#### Record list ####

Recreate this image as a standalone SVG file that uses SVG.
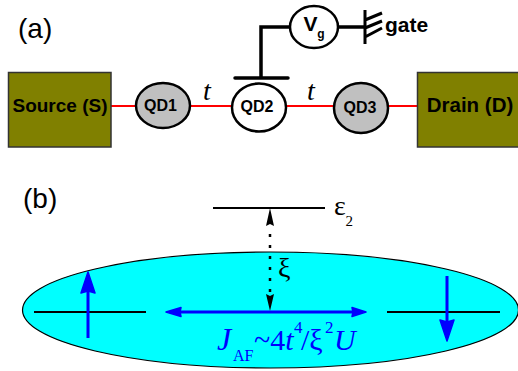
<svg xmlns="http://www.w3.org/2000/svg" width="518" height="371" viewBox="0 0 518 371">
<style>
.b{font-family:"Liberation Sans",Arial,sans-serif;font-weight:700;fill:#000}
.s{font-family:"Liberation Serif","Times New Roman",serif;fill:#000}
.h{font-family:"Liberation Sans",Arial,sans-serif;font-size:28px;fill:#000}
.bl{font-family:"Liberation Serif","Times New Roman",serif;fill:#0000ff}
.lead{fill:#808000;stroke:#333;stroke-width:1.5}
.qd{stroke:#000;stroke-width:2.5}
.red{stroke:#ff0000;stroke-width:2;fill:none}
.k{stroke:#000;fill:none}
.level{stroke:#000;stroke-width:2;fill:none}
.arr{stroke:#0000ff;stroke-width:3;fill:none}
</style>
<rect width="518" height="371" fill="#fff"/>
<g id="connectors">
<path class="red" d="M111 106H136M190 106H232M286 106H334M388 106H417"/>
<path class="k" stroke-width="3.5" d="M290 27H261V78M338 27H365"/>
<path class="k" stroke-width="3.5" stroke-linecap="round" d="M235 78H288"/>
<path class="k" stroke-width="3" d="M365 10V44M365 20L382 13M365 28L382 21M365 37L382 28"/>
</g>
<text class="h" x="18" y="38">(a)</text>
<text class="h" x="23" y="208">(b)</text>
<g id="source"><rect class="lead" x="8.500" y="72.500" width="102.500" height="74.500"/><text class="b" x="60" y="112" font-size="19" text-anchor="middle">Source (S)</text></g>
<g id="drain"><rect class="lead" x="417.500" y="72.500" width="102" height="74.500"/><text class="b" x="470" y="112" font-size="20.500" text-anchor="middle">Drain (D)</text></g>
<g id="qd1"><ellipse class="qd" cx="163" cy="105.500" rx="27" ry="22.500" fill="#c0c0c0"/><text class="b" x="160.500" y="111" font-size="16" text-anchor="middle">QD1</text></g>
<g id="qd2"><ellipse class="qd" cx="259" cy="107.500" rx="27" ry="24" fill="#fff"/><text class="b" x="257" y="112" font-size="16" text-anchor="middle">QD2</text></g>
<g id="qd3"><ellipse class="qd" cx="361" cy="108" rx="27" ry="25" fill="#c0c0c0"/><text class="b" x="360" y="113" font-size="16" text-anchor="middle">QD3</text></g>
<g id="vg"><ellipse class="qd" cx="314" cy="27" rx="24" ry="21" fill="#fff"/><text class="b" x="310.500" y="31" font-size="21" text-anchor="middle">V</text><text class="b" x="321" y="38" font-size="12" text-anchor="middle">g</text></g>
<text class="b" x="385" y="32" font-size="21">gate</text>
<text class="s" x="203" y="100" font-size="28" font-style="italic">t</text>
<text class="s" x="307" y="100" font-size="28" font-style="italic">t</text>
<g id="band"><ellipse cx="270.500" cy="310" rx="248" ry="58" fill="#00ffff" stroke="#000" stroke-width="1.200"/></g>
<path class="level" d="M213 208H325M34 312H146M387 312H500"/>
<text class="s" x="334" y="215" font-size="28">ε</text>
<text class="s" x="345.500" y="226" font-size="15">2</text>
<g id="gap">
<path class="k" stroke-width="2.500" stroke-dasharray="3 8" d="M270 234V292"/>
<path d="M270 208L274 226L270 224L266 226Z M270 311L266 294L270 296L274 294Z" fill="#000"/>
<text class="s" x="278" y="277" font-size="28">ξ</text>
</g>
<g id="arrows">
<path class="arr" d="M88 338V285M447 276V328M175 312H358"/>
<path fill="#0000ff" stroke="#0000ff" stroke-width="1.500" stroke-linejoin="round" d="M88 272L95 293L88 291L81 293Z M447 341L440 320L447 322L454 320Z M166 312L181 307.500L180 312L181 316.500Z M366 312L352 307.500L353 312L352 316.500Z"/>
</g>
<g id="formula">
<text class="bl" font-style="italic" font-size="32" x="217" y="350">J</text>
<text class="bl" font-size="16" x="233" y="361">AF</text>
<text class="bl" font-size="30" x="254" y="350">~4<tspan font-style="italic">t</tspan></text>
<text class="bl" font-size="17" x="294" y="333">4</text>
<text class="bl" font-size="30" x="301" y="350">/ξ</text>
<text class="bl" font-size="17" x="325" y="333">2</text>
<text class="bl" font-size="30" font-style="italic" x="334" y="350">U</text>
</g>
</svg>
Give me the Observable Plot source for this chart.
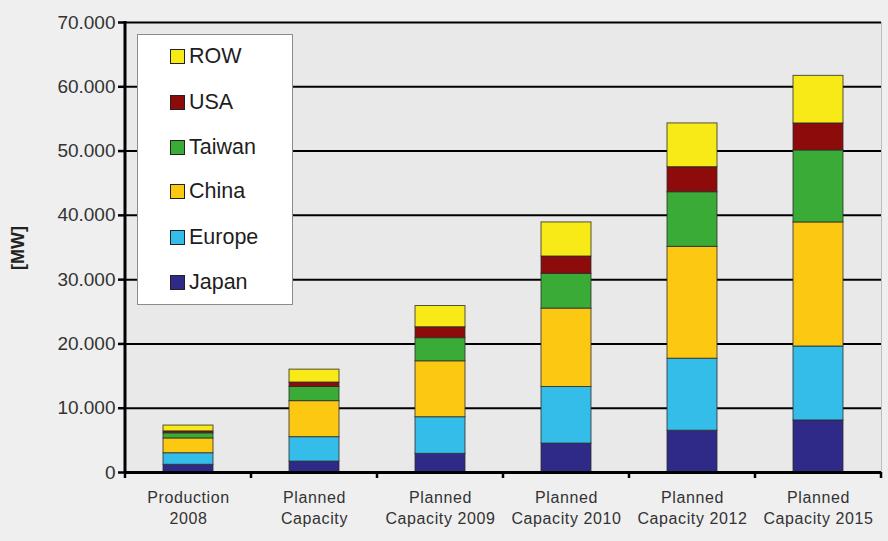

####

Copy out all the records exactly, excluding pictures.

Recreate this image as a standalone SVG file that uses SVG.
<svg xmlns="http://www.w3.org/2000/svg" width="518" height="371" viewBox="0 0 518 371">
<style>
.b{font-family:"Liberation Sans",Arial,sans-serif;font-weight:700;fill:#000}
.s{font-family:"Liberation Serif","Times New Roman",serif;fill:#000}
.h{font-family:"Liberation Sans",Arial,sans-serif;font-size:28px;fill:#000}
.bl{font-family:"Liberation Serif","Times New Roman",serif;fill:#0000ff}
.lead{fill:#808000;stroke:#333;stroke-width:1.5}
.qd{stroke:#000;stroke-width:2.5}
.red{stroke:#ff0000;stroke-width:2;fill:none}
.k{stroke:#000;fill:none}
.level{stroke:#000;stroke-width:2;fill:none}
.arr{stroke:#0000ff;stroke-width:3;fill:none}
</style>
<rect width="518" height="371" fill="#fff"/>
<g id="connectors">
<path class="red" d="M111 106H136M190 106H232M286 106H334M388 106H417"/>
<path class="k" stroke-width="3.5" d="M290 27H261V78M338 27H365"/>
<path class="k" stroke-width="3.5" stroke-linecap="round" d="M235 78H288"/>
<path class="k" stroke-width="3" d="M365 10V44M365 20L382 13M365 28L382 21M365 37L382 28"/>
</g>
<text class="h" x="18" y="38">(a)</text>
<text class="h" x="23" y="208">(b)</text>
<g id="source"><rect class="lead" x="8.500" y="72.500" width="102.500" height="74.500"/><text class="b" x="60" y="112" font-size="19" text-anchor="middle">Source (S)</text></g>
<g id="drain"><rect class="lead" x="417.500" y="72.500" width="102" height="74.500"/><text class="b" x="470" y="112" font-size="20.500" text-anchor="middle">Drain (D)</text></g>
<g id="qd1"><ellipse class="qd" cx="163" cy="105.500" rx="27" ry="22.500" fill="#c0c0c0"/><text class="b" x="160.500" y="111" font-size="16" text-anchor="middle">QD1</text></g>
<g id="qd2"><ellipse class="qd" cx="259" cy="107.500" rx="27" ry="24" fill="#fff"/><text class="b" x="257" y="112" font-size="16" text-anchor="middle">QD2</text></g>
<g id="qd3"><ellipse class="qd" cx="361" cy="108" rx="27" ry="25" fill="#c0c0c0"/><text class="b" x="360" y="113" font-size="16" text-anchor="middle">QD3</text></g>
<g id="vg"><ellipse class="qd" cx="314" cy="27" rx="24" ry="21" fill="#fff"/><text class="b" x="310.500" y="31" font-size="21" text-anchor="middle">V</text><text class="b" x="321" y="38" font-size="12" text-anchor="middle">g</text></g>
<text class="b" x="385" y="32" font-size="21">gate</text>
<text class="s" x="203" y="100" font-size="28" font-style="italic">t</text>
<text class="s" x="307" y="100" font-size="28" font-style="italic">t</text>
<g id="band"><ellipse cx="270.500" cy="310" rx="248" ry="58" fill="#00ffff" stroke="#000" stroke-width="1.200"/></g>
<path class="level" d="M213 208H325M34 312H146M387 312H500"/>
<text class="s" x="334" y="215" font-size="28">ε</text>
<text class="s" x="345.500" y="226" font-size="15">2</text>
<g id="gap">
<path class="k" stroke-width="2.500" stroke-dasharray="3 8" d="M270 234V292"/>
<path d="M270 208L274 226L270 224L266 226Z M270 311L266 294L270 296L274 294Z" fill="#000"/>
<text class="s" x="278" y="277" font-size="28">ξ</text>
</g>
<g id="arrows">
<path class="arr" d="M88 338V285M447 276V328M175 312H358"/>
<path fill="#0000ff" stroke="#0000ff" stroke-width="1.500" stroke-linejoin="round" d="M88 272L95 293L88 291L81 293Z M447 341L440 320L447 322L454 320Z M166 312L181 307.500L180 312L181 316.500Z M366 312L352 307.500L353 312L352 316.500Z"/>
</g>
<g id="formula">
<text class="bl" font-style="italic" font-size="32" x="217" y="350">J</text>
<text class="bl" font-size="16" x="233" y="361">AF</text>
<text class="bl" font-size="30" x="254" y="350">~4<tspan font-style="italic">t</tspan></text>
<text class="bl" font-size="17" x="294" y="333">4</text>
<text class="bl" font-size="30" x="301" y="350">/ξ</text>
<text class="bl" font-size="17" x="325" y="333">2</text>
<text class="bl" font-size="30" font-style="italic" x="334" y="350">U</text>
</g>
</svg>
Give me the Observable Plot source for this chart.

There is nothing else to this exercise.